Output the full listing below exactly as it reads, and skip anything that is a picture.

- Provided material
################

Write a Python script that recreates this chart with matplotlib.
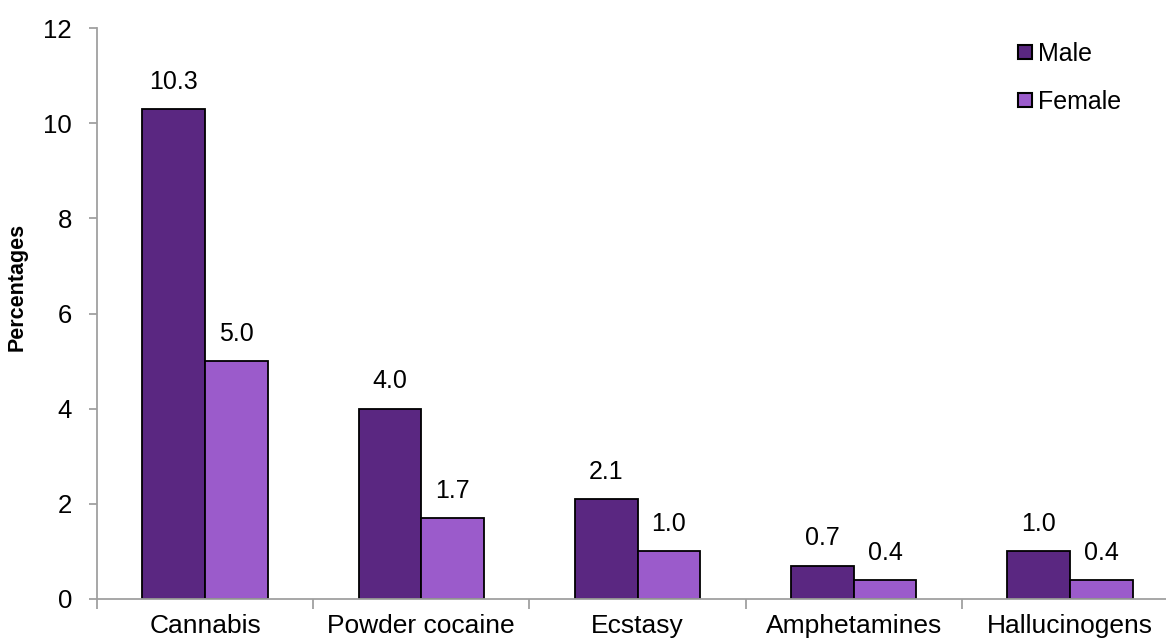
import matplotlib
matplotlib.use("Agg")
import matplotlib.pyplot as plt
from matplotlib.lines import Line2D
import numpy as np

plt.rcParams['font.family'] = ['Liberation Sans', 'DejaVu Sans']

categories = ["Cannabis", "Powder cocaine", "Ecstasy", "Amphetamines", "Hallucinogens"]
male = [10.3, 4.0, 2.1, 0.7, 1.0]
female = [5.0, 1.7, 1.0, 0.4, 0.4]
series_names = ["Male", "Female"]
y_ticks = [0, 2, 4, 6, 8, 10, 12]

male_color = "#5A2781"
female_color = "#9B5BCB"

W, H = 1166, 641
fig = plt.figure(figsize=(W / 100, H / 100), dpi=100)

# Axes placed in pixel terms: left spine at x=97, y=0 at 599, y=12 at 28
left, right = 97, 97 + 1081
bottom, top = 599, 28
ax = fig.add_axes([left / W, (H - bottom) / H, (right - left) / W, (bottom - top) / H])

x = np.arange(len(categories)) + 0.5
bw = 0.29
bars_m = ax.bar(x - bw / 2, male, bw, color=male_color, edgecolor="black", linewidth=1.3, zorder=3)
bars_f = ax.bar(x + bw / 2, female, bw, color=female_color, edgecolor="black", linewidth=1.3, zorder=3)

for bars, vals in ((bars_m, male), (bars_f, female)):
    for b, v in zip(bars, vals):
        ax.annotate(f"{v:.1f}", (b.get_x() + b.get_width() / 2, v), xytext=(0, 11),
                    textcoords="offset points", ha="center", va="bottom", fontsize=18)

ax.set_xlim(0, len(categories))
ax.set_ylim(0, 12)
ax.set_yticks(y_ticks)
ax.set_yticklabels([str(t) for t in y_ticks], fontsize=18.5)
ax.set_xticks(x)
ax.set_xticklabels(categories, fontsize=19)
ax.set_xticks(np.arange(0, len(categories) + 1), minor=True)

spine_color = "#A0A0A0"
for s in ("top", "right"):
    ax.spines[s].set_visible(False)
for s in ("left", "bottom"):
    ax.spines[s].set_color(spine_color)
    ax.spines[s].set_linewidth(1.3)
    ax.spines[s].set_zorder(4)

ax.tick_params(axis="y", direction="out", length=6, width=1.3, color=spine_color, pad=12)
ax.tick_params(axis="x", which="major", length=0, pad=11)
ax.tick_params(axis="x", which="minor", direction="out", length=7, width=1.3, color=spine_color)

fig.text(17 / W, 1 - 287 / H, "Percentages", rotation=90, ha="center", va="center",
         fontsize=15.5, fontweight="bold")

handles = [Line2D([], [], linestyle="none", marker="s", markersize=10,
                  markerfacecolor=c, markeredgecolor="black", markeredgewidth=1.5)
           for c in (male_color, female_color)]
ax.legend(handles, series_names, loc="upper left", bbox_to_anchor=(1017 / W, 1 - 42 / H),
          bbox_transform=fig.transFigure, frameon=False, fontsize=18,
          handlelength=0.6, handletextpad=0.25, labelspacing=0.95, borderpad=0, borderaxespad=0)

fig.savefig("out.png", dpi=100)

################

- Solution to the exercise
Write a Python script that recreates this chart with matplotlib.
import matplotlib
matplotlib.use("Agg")
import matplotlib.pyplot as plt
from matplotlib.lines import Line2D
import numpy as np

plt.rcParams['font.family'] = ['Liberation Sans', 'DejaVu Sans']

categories = ["Cannabis", "Powder cocaine", "Ecstasy", "Amphetamines", "Hallucinogens"]
male = [10.3, 4.0, 2.1, 0.7, 1.0]
female = [5.0, 1.7, 1.0, 0.4, 0.4]
series_names = ["Male", "Female"]
y_ticks = [0, 2, 4, 6, 8, 10, 12]

male_color = "#5A2781"
female_color = "#9B5BCB"

W, H = 1166, 641
fig = plt.figure(figsize=(W / 100, H / 100), dpi=100)

# Axes placed in pixel terms: left spine at x=97, y=0 at 599, y=12 at 28
left, right = 97, 97 + 1081
bottom, top = 599, 28
ax = fig.add_axes([left / W, (H - bottom) / H, (right - left) / W, (bottom - top) / H])

x = np.arange(len(categories)) + 0.5
bw = 0.29
bars_m = ax.bar(x - bw / 2, male, bw, color=male_color, edgecolor="black", linewidth=1.3, zorder=3)
bars_f = ax.bar(x + bw / 2, female, bw, color=female_color, edgecolor="black", linewidth=1.3, zorder=3)

for bars, vals in ((bars_m, male), (bars_f, female)):
    for b, v in zip(bars, vals):
        ax.annotate(f"{v:.1f}", (b.get_x() + b.get_width() / 2, v), xytext=(0, 11),
                    textcoords="offset points", ha="center", va="bottom", fontsize=18)

ax.set_xlim(0, len(categories))
ax.set_ylim(0, 12)
ax.set_yticks(y_ticks)
ax.set_yticklabels([str(t) for t in y_ticks], fontsize=18.5)
ax.set_xticks(x)
ax.set_xticklabels(categories, fontsize=19)
ax.set_xticks(np.arange(0, len(categories) + 1), minor=True)

spine_color = "#A0A0A0"
for s in ("top", "right"):
    ax.spines[s].set_visible(False)
for s in ("left", "bottom"):
    ax.spines[s].set_color(spine_color)
    ax.spines[s].set_linewidth(1.3)
    ax.spines[s].set_zorder(4)

ax.tick_params(axis="y", direction="out", length=6, width=1.3, color=spine_color, pad=12)
ax.tick_params(axis="x", which="major", length=0, pad=11)
ax.tick_params(axis="x", which="minor", direction="out", length=7, width=1.3, color=spine_color)

fig.text(17 / W, 1 - 287 / H, "Percentages", rotation=90, ha="center", va="center",
         fontsize=15.5, fontweight="bold")

handles = [Line2D([], [], linestyle="none", marker="s", markersize=10,
                  markerfacecolor=c, markeredgecolor="black", markeredgewidth=1.5)
           for c in (male_color, female_color)]
ax.legend(handles, series_names, loc="upper left", bbox_to_anchor=(1017 / W, 1 - 42 / H),
          bbox_transform=fig.transFigure, frameon=False, fontsize=18,
          handlelength=0.6, handletextpad=0.25, labelspacing=0.95, borderpad=0, borderaxespad=0)

fig.savefig("out.png", dpi=100)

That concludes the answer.